Re: join two datasets

Posted by Mike Thomsen <mi...@gmail.com>.

@Boris

Mark's approach will work for a lot of scenarios. I've used it extensively
with different clients.

On Fri, Feb 22, 2019 at 1:10 PM Mark Payne <ma...@hotmail.com> wrote:

> This is certainly a better route to go than my previous suggestion :) Have
> one flow that grabs one of the datasets and stores it somewhere.
> In a CSV or XML file, even. Then, have a second flow that pulls the other
> dataset and uses LookupRecord to perform
> the enrichment. The CSVLookupService and XMLLookupService would
> automatically reload when the data is updated.
> We should probably have a JDBCLookupService as well, which would allow for
> dynamic lookups against a database. I
> thought that existed already but does not appear to. Point is, you can
> look at DataSet A as the 'reference dataset' and
> DataSet B as the 'streaming dataset' and then use LookupRecord in order to
> do the enrichment/join.
>
> Unfortunately, I don't seem to be able to find any blogs that describe
> this pattern, but it would certainly make for a good
> blog. Generally, you'd have two flows setup, though:
>
> Flow A (get the enrichment dataset):
> ExcuteSQLRecord (write as CSV) -> PutFile
>
> Flow B (enrich the other dataset):
> ExecuteSQLRecord -> LookupRecord (uses a CSVLookupService that loads the
> file written by the other flow) -> PublishKafkaRecord_2_0
>
> Thanks
> -Mark
>
>
> On Feb 22, 2019, at 12:30 PM, Joe Witt <jo...@gmail.com> wrote:
>
> I should add you can use NiFi to update the reference dataset in a
> database/backing store in one flow.  And have another flow that handles the
> live stream/lookup,etc.  MarkPayne/Others: I think there are blogs that
> describe this pattern.  Anyone have links?
>
> On Fri, Feb 22, 2019 at 12:27 PM Joe Witt <jo...@gmail.com> wrote:
>
>> Boris,
>>
>> Great.  So have a process to load the periodic dataset into a lookup
>> service.  COuld be backed by a simple file, a database, Hive, whatever.
>> Then have the live flow run against that.
>>
>> This reminds me - we should make a Kudu based lookup service i think.
>> I'll chat with some of our new Kudu friends on this.
>>
>> Thanks
>>
>> On Fri, Feb 22, 2019 at 12:25 PM Boris Tyukin <bo...@boristyukin.com>
>> wrote:
>>
>>> Thanks Joe and Bryan. In this case I don't need to do it in real-time,
>>> probably once a day only.
>>>
>>> I am thinking to trigger both pulls by generateflow processor, then
>>> merge datasets somehow since flowfile id will be the same for both sets.
>>> And then need to join somehow.
>>>
>>> Would like to use nifi still :)
>>>
>>
>

Re: join two datasets

Posted by Mark Payne <ma...@hotmail.com>.

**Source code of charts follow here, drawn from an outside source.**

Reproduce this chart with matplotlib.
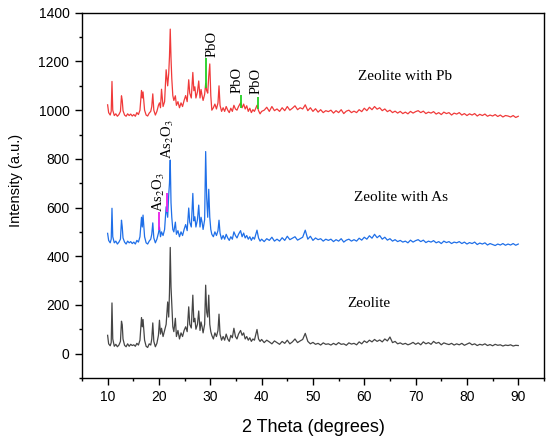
import matplotlib
matplotlib.use('Agg')
import matplotlib.pyplot as plt
from matplotlib.ticker import MultipleLocator

plt.rcParams['font.family'] = ['Liberation Sans', 'DejaVu Sans']
plt.rcParams['mathtext.fontset'] = 'stix'

# 2 theta positions (degrees), shared by the three patterns
two_theta = [
    10.0, 10.2, 10.5, 10.7, 10.85, 11.0, 11.3, 11.6, 11.9, 12.2,
    12.5, 12.7, 12.85, 13.0, 13.3, 13.6, 13.9, 14.2, 14.5, 14.8,
    15.1, 15.4, 15.7, 16.0, 16.3, 16.6, 16.75, 16.9, 17.2, 17.5,
    17.8, 18.1, 18.4, 18.6, 18.8, 19.0, 19.3, 19.6, 19.9, 20.1,
    20.3, 20.5, 20.8, 21.1, 21.4, 21.7, 21.9, 22.05, 22.2, 22.35,
    22.5, 22.7, 22.9, 23.2, 23.4, 23.7, 24.0, 24.3, 24.6, 24.9,
    25.2, 25.5, 25.8, 26.0, 26.3, 26.6, 26.8, 27.0, 27.2, 27.5,
    27.75, 28.0, 28.2, 28.4, 28.6, 28.9, 29.1, 29.3, 29.5, 29.7,
    29.9, 30.1, 30.3, 30.6, 30.9, 31.2, 31.5, 31.7, 31.9, 32.2,
    32.5, 32.8, 33.1, 33.4, 33.7, 34.0, 34.3, 34.6, 34.9, 35.2,
    35.5, 35.9, 36.2, 36.5, 36.8, 37.1, 37.4, 37.7, 38.0, 38.3,
    38.6, 39.1, 39.4, 39.7, 40.0, 40.5, 41.0, 41.5, 42.0, 42.5,
    43.0, 43.5, 44.0, 44.5, 45.0, 45.5, 46.0, 46.5, 47.0, 47.5,
    48.0, 48.5, 49.0, 49.5, 50.0, 50.5, 51.0, 51.5, 52.0, 52.5,
    53.0, 53.5, 54.0, 54.5, 55.0, 55.5, 56.0, 56.5, 57.0, 57.5,
    58.0, 58.5, 59.0, 59.5, 60.0, 60.5, 61.0, 61.5, 62.0, 62.5,
    63.0, 63.5, 64.0, 64.5, 65.0, 65.5, 66.0, 66.5, 67.0, 67.5,
    68.0, 68.5, 69.0, 69.5, 70.0, 70.5, 71.0, 71.5, 72.0, 72.5,
    73.0, 73.5, 74.0, 74.5, 75.0, 75.5, 76.0, 76.5, 77.0, 77.5,
    78.0, 78.5, 79.0, 79.5, 80.0, 80.5, 81.0, 81.5, 82.0, 82.5,
    83.0, 83.5, 84.0, 84.5, 85.0, 85.5, 86.0, 86.5, 87.0, 87.5,
    88.0, 88.5, 89.0, 89.5, 90.0,
]

# Zeolite
zeolite = [
    75, 40, 32, 45, 208, 60, 30, 38, 28, 35,
    50, 133, 118, 60, 34, 28, 40, 30, 38, 33,
    36, 30, 42, 35, 55, 148, 110, 140, 55, 30,
    25, 40, 35, 60, 126, 50, 28, 42, 75, 137,
    80, 104, 70, 95, 120, 212, 150, 250, 436, 274,
    200, 110, 90, 145, 70, 95, 60, 85, 70, 95,
    110, 90, 192, 120, 105, 240, 130, 145, 100, 120,
    175, 95, 130, 110, 85, 120, 281, 170, 150, 240,
    120, 90, 75, 60, 85, 70, 95, 162, 80, 55,
    70, 55, 80, 60, 50, 75, 65, 104, 70, 60,
    80, 95, 75, 85, 60, 70, 55, 65, 50, 60,
    55, 99, 60, 50, 58, 45, 55, 48, 40, 52,
    45, 38, 50, 42, 55, 40, 48, 60, 45, 52,
    58, 83, 50, 40, 46, 38, 42, 35, 44, 38,
    40, 35, 42, 36, 45, 38, 40, 34, 44, 39,
    42, 36, 48, 40, 52, 45, 55, 48, 58, 50,
    56, 48, 60, 52, 68, 45, 50, 40, 44, 38,
    42, 36, 40, 46, 38, 44, 36, 48, 40, 45,
    38, 50, 42, 46, 36, 44, 40, 37, 42, 35,
    40, 36, 42, 34, 39, 44, 36, 40, 33, 38,
    35, 40, 33, 37, 32, 38, 34, 36, 31, 35,
    33, 36, 31, 34, 33,
]

# Zeolite with As
zeolite_as = [
    494, 465, 455, 470, 597, 480, 455, 462, 450, 458,
    470, 548, 520, 475, 458, 450, 462, 455, 460, 452,
    458, 450, 465, 458, 480, 560, 520, 569, 480, 455,
    450, 462, 470, 490, 537, 475, 455, 470, 495, 520,
    480, 500, 485, 510, 603, 560, 651, 700, 795, 620,
    560, 510, 500, 540, 490, 505, 480, 500, 485, 510,
    530, 505, 598, 540, 520, 658, 545, 562, 520, 550,
    610, 520, 560, 540, 510, 550, 830, 640, 560, 675,
    560, 510, 490, 480, 500, 485, 505, 548, 495, 470,
    485, 470, 490, 475, 465, 480, 470, 500, 485, 475,
    490, 505, 480, 495, 475, 485, 470, 480, 465, 478,
    470, 507, 475, 462, 470, 460, 472, 465, 478, 462,
    470, 462, 476, 465, 482, 468, 474, 480, 466, 472,
    478, 507, 470, 482, 465, 475, 468, 472, 462, 470,
    465, 470, 460, 468, 462, 472, 458, 466, 470, 462,
    468, 462, 474, 466, 478, 470, 484, 474, 490, 476,
    485, 470, 478, 466, 472, 462, 468, 460, 465, 458,
    462, 455, 466, 458, 464, 468, 460, 466, 456, 462,
    458, 464, 455, 460, 452, 462, 456, 460, 452, 458,
    455, 460, 452, 458, 450, 456, 452, 458, 448, 454,
    450, 455, 446, 452, 448, 444, 450, 446, 452, 445,
    450, 446, 452, 445, 450,
]

# Zeolite with Pb
zeolite_pb = [
    1022, 990, 980, 995, 1118, 1000, 978, 985, 975, 982,
    995, 1059, 1040, 998, 980, 975, 985, 978, 984, 976,
    982, 975, 990, 982, 1000, 1081, 1050, 1075, 1000, 980,
    976, 988, 995, 1015, 1067, 1000, 980, 995, 1020, 1030,
    1010, 1086, 1015, 1035, 1166, 1100, 1150, 1220, 1333, 1214,
    1130, 1060, 1040, 1059, 1020, 1035, 1010, 1030, 1015, 1040,
    1060, 1035, 1125, 1070, 1050, 1155, 1080, 1096, 1050, 1075,
    1120, 1050, 1085, 1060, 1040, 1065, 1110, 1080, 1070, 1140,
    1190, 1060, 1000, 1010, 1025, 1005, 1030, 1100, 1020, 995,
    1010, 995, 1015, 1000, 990, 1008, 995, 1020, 1005, 1000,
    1015, 1030, 1010, 1025, 1005, 1018, 995, 1008, 990, 1002,
    995, 1020, 998, 985, 995, 1000, 1012, 995, 1015, 998,
    1005, 995, 1010, 998, 1015, 1000, 1008, 1018, 1002, 1010,
    1005, 1022, 998, 1010, 995, 1006, 992, 1002, 990, 998,
    994, 1000, 988, 998, 990, 1002, 986, 996, 1000, 990,
    996, 990, 1002, 994, 1008, 998, 1012, 1002, 1015, 1004,
    1010, 998, 1005, 994, 1000, 990, 996, 988, 995, 986,
    992, 985, 995, 988, 994, 998, 990, 996, 986, 992,
    988, 994, 984, 990, 982, 992, 986, 990, 980, 988,
    984, 990, 980, 986, 978, 985, 980, 986, 976, 983,
    978, 984, 975, 980, 976, 982, 974, 980, 972, 978,
    976, 972, 978, 970, 975,
]

# phase markers: position, line bottom, line top
pbo_pos = [29.2, 36.0, 39.3]
pbo_low = [1090, 1010, 1005]
pbo_high = [1215, 1064, 1055]
as_pos = [20.1, 21.6]
as_low = [507, 582]
as_high = [582, 660]

# グラフの作成
fig = plt.figure(figsize=(5.5, 4.42), dpi=100)
ax = fig.add_axes([0.149, 0.145, 0.840, 0.826])

ax.plot(two_theta, zeolite, color='#454545', lw=0.9)
ax.plot(two_theta, zeolite_as, color='#1f6fe8', lw=0.9)
ax.plot(two_theta, zeolite_pb, color='#f03a3a', lw=0.9)

ax.vlines(pbo_pos, pbo_low, pbo_high, color='#22d022', lw=1.3)
ax.vlines(as_pos, as_low, as_high, color='#e81ee8', lw=1.3)

serif = ['Liberation Serif', 'DejaVu Serif']
for x, y in zip([30.3, 35.3, 39.0], [1218, 1071, 1067]):
    ax.text(x, y, 'PbO', rotation=90, ha='center', va='bottom',
            fontsize=10.5, family=serif)
for x, y in zip([19.95, 21.8], [582, 800]):
    ax.text(x, y, r'As$_2$O$_3$', rotation=90, ha='center', va='bottom',
            fontsize=10.5, family=serif)

ax.text(58.8, 1137, 'Zeolite with Pb', fontsize=11, family=serif, va='center')
ax.text(58.0, 643, 'Zeolite with As', fontsize=11, family=serif, va='center')
ax.text(56.6, 207, 'Zeolite', fontsize=11, family=serif, va='center')

ax.set_xlim(5, 95)
ax.set_ylim(-100, 1400)
ax.xaxis.set_major_locator(MultipleLocator(10))
ax.xaxis.set_minor_locator(MultipleLocator(5))
ax.yaxis.set_major_locator(MultipleLocator(200))
ax.yaxis.set_minor_locator(MultipleLocator(100))
ax.set_xticks(range(10, 91, 10))
ax.tick_params(which='major', direction='out', length=5, width=1, labelsize=10, pad=4)
ax.tick_params(which='minor', direction='out', length=2.5, width=1)
for s in ax.spines.values():
    s.set_linewidth(1.0)

ax.set_xlabel('2 Theta (degrees)', fontsize=13)
ax.set_ylabel('Intensity (a.u.)', fontsize=10.5)
ax.xaxis.set_label_coords(0.5, -0.112)
ax.yaxis.set_label_coords(-0.128, 0.54)

fig.savefig('out.png', dpi=100)
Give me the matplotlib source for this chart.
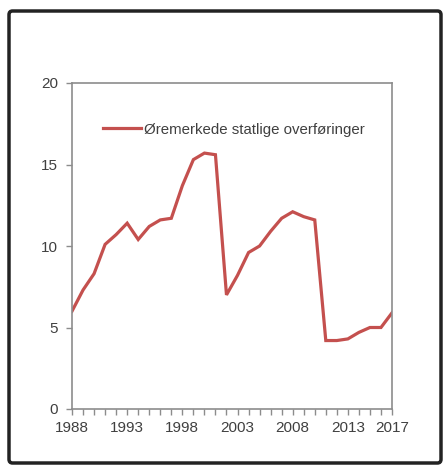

This is certainly a better route to go than my previous suggestion :) Have one flow that grabs one of the datasets and stores it somewhere.
In a CSV or XML file, even. Then, have a second flow that pulls the other dataset and uses LookupRecord to perform
the enrichment. The CSVLookupService and XMLLookupService would automatically reload when the data is updated.
We should probably have a JDBCLookupService as well, which would allow for dynamic lookups against a database. I
thought that existed already but does not appear to. Point is, you can look at DataSet A as the 'reference dataset' and
DataSet B as the 'streaming dataset' and then use LookupRecord in order to do the enrichment/join.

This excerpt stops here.